## [Exercise aim]
Find the lines with the string "React" and return them.

## [Given material]
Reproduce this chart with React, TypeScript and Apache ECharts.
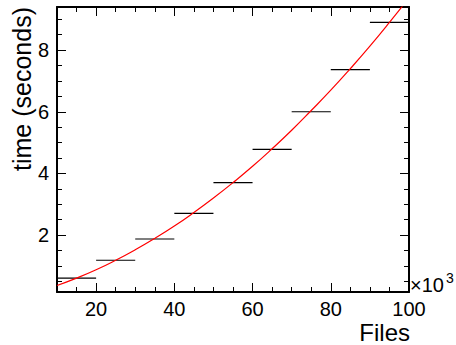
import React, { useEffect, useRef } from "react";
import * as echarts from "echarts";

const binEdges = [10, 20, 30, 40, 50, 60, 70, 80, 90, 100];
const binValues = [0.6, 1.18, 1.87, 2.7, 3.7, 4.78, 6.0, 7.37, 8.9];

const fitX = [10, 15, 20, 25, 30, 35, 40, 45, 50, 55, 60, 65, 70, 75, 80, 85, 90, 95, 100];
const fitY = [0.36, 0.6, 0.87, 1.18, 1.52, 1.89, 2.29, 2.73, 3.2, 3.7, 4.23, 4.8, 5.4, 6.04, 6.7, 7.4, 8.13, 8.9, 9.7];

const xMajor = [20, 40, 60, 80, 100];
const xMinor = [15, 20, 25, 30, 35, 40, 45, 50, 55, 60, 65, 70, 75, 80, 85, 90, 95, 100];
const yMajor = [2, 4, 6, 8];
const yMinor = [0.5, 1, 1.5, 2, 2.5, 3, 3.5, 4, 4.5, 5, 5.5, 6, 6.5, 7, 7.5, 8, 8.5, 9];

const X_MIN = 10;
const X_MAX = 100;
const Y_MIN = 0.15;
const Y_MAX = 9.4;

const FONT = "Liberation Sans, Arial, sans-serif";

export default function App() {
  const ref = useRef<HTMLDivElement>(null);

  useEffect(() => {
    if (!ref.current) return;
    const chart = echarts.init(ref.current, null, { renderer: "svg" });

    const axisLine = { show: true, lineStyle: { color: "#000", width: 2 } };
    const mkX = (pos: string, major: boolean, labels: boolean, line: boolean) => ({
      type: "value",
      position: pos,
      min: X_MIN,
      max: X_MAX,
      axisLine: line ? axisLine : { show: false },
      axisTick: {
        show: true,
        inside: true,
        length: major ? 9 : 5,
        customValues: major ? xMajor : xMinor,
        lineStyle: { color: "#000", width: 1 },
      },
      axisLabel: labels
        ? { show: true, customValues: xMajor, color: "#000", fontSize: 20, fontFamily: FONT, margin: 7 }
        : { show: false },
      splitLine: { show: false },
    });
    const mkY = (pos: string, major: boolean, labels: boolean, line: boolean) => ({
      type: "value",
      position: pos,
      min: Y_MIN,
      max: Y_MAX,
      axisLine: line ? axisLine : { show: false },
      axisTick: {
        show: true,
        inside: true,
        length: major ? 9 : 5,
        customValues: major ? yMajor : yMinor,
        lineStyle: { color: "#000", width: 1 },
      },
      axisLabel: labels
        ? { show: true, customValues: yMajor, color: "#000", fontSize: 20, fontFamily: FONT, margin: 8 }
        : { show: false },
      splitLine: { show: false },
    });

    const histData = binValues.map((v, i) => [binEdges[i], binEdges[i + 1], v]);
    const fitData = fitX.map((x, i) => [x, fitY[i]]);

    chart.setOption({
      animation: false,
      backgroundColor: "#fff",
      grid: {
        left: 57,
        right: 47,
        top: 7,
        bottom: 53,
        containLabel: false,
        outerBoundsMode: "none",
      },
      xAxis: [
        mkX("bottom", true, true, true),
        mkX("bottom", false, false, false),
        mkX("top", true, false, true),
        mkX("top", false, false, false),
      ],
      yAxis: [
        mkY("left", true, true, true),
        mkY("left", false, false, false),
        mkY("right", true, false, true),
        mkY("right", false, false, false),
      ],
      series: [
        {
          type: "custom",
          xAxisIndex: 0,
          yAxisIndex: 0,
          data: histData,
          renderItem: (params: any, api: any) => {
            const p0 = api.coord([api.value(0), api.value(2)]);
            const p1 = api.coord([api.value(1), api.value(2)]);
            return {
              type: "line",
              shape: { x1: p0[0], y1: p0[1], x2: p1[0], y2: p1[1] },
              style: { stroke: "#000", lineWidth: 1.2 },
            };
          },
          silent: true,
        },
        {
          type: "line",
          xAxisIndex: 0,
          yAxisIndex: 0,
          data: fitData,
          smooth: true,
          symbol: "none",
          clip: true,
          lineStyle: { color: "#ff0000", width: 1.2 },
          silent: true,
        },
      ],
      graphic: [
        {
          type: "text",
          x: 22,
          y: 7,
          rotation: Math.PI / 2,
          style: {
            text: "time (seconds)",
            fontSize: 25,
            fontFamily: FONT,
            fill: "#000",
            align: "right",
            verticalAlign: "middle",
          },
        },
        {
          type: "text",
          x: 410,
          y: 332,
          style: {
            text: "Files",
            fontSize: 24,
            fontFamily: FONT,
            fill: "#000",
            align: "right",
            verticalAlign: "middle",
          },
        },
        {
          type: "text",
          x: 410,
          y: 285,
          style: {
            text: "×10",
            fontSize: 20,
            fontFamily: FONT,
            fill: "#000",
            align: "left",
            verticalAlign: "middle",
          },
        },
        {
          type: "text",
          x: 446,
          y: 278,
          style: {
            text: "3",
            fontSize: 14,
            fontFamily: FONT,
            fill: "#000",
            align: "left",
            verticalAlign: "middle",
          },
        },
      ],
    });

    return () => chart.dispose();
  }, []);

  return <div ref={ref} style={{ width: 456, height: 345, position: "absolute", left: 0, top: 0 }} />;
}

## [Finished task]
Reproduce this chart with React, TypeScript and Apache ECharts.
import React, { useEffect, useRef } from "react";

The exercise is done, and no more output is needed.